New York

Annabel Daou, WHEN IN THE COURSE OF HUMAN EVENTS (detail), 2019–20, ink and correction fluid on paper, dimensions variable.

Annabel Daou, WHEN IN THE COURSE OF HUMAN EVENTS (detail), 2019–20, ink and correction fluid on paper, dimensions variable.

Annabel Daou

Although political discourse contains language that is seemingly direct, it is subject to endless interpretation and reinterpretation. Take the Declaration of Independence’s “All men are created equal,” which has been quoted with rhetorical flourish by American civil rights icons including Martin Luther King Jr., Abraham Lincoln, and Elizabeth Cady Stanton. In a 2009 interview, Donald Trump—a willfully obtuse man who is barely literate—called the statement “very confusing.” This ugly moment foreshadowed his presidency, one that is bolstered by supporters—such as White Lives Matter, among other hateful movements—who have appropriated the terminology of disenfranchisement to uphold the status quo of white supremacy. Politicians always bend words to their will, but Trumpers twist them into perversions of decency and truth.
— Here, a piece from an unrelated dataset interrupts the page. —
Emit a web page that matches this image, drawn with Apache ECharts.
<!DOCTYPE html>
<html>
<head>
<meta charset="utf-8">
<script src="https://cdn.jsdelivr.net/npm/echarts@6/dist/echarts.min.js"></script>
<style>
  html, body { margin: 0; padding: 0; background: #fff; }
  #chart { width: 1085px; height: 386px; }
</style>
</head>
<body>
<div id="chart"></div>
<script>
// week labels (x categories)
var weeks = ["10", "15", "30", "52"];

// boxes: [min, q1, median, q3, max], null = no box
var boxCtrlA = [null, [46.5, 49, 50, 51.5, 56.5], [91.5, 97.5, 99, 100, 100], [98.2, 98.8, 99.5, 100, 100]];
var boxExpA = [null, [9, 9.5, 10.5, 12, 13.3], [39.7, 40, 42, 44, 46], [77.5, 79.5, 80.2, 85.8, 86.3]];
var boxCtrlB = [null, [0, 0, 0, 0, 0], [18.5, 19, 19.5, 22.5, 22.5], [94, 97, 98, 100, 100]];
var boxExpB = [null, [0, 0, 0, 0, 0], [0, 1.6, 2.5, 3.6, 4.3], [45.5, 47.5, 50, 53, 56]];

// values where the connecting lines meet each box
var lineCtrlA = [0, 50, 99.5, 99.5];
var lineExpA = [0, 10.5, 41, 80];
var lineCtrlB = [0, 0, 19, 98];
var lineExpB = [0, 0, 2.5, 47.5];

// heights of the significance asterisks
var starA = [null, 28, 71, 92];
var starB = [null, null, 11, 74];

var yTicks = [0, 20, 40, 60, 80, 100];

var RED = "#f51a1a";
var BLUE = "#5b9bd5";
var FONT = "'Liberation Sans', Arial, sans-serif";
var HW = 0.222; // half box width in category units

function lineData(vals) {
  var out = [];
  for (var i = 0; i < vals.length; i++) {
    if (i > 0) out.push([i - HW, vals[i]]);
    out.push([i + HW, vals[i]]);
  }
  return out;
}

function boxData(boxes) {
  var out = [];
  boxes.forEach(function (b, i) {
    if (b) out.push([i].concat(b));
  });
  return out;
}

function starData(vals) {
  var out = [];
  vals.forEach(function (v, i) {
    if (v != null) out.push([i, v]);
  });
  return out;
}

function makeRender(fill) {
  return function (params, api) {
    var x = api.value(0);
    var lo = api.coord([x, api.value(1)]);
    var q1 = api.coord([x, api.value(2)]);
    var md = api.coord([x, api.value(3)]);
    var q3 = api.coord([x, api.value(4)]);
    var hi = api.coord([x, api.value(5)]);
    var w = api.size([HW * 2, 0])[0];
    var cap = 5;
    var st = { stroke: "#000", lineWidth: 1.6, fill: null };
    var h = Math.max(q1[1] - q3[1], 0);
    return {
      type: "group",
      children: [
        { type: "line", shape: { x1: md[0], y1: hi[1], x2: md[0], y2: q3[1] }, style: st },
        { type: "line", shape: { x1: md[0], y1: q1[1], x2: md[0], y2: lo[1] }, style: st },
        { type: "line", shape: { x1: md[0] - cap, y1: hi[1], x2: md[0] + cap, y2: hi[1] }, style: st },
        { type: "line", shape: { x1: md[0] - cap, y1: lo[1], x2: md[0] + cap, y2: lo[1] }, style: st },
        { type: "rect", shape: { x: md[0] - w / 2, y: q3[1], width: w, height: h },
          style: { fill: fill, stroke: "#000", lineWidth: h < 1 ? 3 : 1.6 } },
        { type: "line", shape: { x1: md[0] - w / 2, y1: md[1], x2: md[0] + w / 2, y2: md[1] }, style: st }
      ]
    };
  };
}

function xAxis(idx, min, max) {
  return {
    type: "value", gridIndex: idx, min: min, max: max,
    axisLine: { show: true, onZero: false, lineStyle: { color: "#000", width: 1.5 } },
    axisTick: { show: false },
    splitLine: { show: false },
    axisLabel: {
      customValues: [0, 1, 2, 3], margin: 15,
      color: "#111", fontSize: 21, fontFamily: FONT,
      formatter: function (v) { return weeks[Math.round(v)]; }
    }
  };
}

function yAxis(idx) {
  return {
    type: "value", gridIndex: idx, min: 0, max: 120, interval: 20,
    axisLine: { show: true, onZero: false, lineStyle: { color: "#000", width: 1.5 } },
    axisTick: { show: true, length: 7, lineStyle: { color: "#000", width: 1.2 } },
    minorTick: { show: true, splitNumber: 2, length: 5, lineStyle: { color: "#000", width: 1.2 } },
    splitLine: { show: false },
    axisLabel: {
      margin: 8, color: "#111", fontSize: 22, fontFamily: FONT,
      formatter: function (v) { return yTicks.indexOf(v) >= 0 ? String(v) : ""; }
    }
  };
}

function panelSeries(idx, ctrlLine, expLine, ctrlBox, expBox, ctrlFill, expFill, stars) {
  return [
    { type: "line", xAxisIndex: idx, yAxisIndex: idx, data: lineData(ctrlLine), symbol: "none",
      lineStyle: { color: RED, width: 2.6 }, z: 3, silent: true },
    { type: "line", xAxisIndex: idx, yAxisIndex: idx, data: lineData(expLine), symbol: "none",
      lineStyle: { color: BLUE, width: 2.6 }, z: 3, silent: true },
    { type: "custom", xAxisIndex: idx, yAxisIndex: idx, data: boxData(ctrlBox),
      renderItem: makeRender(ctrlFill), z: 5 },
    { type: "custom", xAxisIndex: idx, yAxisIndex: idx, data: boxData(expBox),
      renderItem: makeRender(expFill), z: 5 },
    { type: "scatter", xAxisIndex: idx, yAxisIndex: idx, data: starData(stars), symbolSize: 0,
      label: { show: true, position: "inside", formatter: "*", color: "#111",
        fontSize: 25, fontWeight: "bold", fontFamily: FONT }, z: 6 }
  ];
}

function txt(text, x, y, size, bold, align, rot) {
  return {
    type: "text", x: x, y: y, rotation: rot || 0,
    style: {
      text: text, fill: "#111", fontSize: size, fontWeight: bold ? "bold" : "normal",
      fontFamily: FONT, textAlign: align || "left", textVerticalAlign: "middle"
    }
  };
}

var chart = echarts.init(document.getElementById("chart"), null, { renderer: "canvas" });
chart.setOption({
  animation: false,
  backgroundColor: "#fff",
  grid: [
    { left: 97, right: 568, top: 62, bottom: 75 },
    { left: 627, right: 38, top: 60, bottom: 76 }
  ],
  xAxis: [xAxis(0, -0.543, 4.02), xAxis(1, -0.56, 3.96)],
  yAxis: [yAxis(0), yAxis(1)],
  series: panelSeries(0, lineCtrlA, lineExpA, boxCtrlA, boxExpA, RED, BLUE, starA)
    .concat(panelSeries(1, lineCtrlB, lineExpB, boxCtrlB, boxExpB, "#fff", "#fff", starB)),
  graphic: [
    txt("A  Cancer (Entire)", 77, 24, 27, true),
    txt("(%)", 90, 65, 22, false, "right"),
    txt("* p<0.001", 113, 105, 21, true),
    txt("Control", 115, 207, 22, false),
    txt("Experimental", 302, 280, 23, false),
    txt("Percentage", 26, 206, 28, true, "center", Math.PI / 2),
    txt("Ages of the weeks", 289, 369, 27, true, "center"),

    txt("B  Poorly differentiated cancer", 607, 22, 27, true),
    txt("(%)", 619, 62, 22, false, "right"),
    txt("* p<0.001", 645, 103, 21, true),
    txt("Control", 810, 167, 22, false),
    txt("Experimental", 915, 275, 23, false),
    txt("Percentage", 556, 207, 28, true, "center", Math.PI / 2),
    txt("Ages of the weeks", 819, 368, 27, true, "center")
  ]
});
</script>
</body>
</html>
For her solo exhibition at signs and symbols, the Beirut-born, New York–based artist Annabel Daou made the Declaration her point of departure. Rather than offering up a polemical statement, Daou’s show considered the ways in which political language works on us. The centerpiece was WHEN IN THE COURSE OF HUMAN EVENTS, 2019–20, a sprawling, scroll-like text written in white correction fluid on a sheet of dyed microfiber paper almost twenty feet long. (Before this presentation, Daou participated in a six-month residency at the gallery, working as a silent palm reader, writing predictions for visitors, in an ongoing performance piece titled FORTUNE, 2019–, that she reprised once during the exhibition’s run.) Daou’s missive began with the Declaration’s opening line: WHEN IN THE COURSE OF HUMAN EVENTS IT BECOMES NECESSARY . . . The remainder of the piece was composed of hundreds of infinitive phrases: TO TAKE A STEP BACK, TO TAKE A DEEP BREATH, TO HOLD OUT YOUR HANDS, TO HOLD BACK YOUR TEARS, TO SCREAM IN THE NIGHT, TO WAIT FOR THE DAWN . . . Other expressions, which Daou had lifted from other artists and activists—or from everyday conversations—ran the gamut of emotions, evoking variously rage, triumph, and utter despair.

Daou repeated such language across three different pieces, using a trio of different verb forms. In a small ink-on-microfiber work, RESOLUTION, 2020, she took the first fourteen infinitive phrases from the larger drawing and shifted them into imperatives. The result balanced urgency with a strain of political romanticism: SHOULDER THE BURDEN / BREAK UP THE FIGHT / HOWL AT THE MOON / LEAVE NOTHING BEHIND. For the roughly twenty-five-minute audio piece DECLARATION, 2020, a collaboration with the sound artist Miriam Schickler, Daou read from WHEN IN THE COURSE using the first-person present tense. Such a simple shift was persuasive, providing a real voice to assorted political gestures: “I wear a yellow vest” (referencing the gilets jaunes of France), “I wave the flag,” “I refuse to go to war for a capitalist government.” Occasionally, Daou’s voice was doubled; this effect, as well as slight departures from her script, enforced a sense of all-too-human frustration: “To think of everything you didn’t do” became “I think of everything; I think of everything I didn’t do.” Daou’s text was an overwhelming enumeration of actions—an outline of steps one might take for the greater good. Her words also hinted at the bureaucratic systems that force us to compromise and that grind away at our resolve: “I care too much, I care a little less, I have my doubts, I sign the treaty.”

In the audio’s background, Daou collaged sounds from her daily walks in New York, as well as clips from protests in places such as Lebanon and Chile. It was startling to recognize Cher’s 1966 ballad “Bang Bang (My Baby Shot Me Down),” accompanied by the sound of explosions ringing in the distance—an earworm that in 2020 is at once specific and placeless. Such gestures revealed the artist to be a compassionate Conceptualist.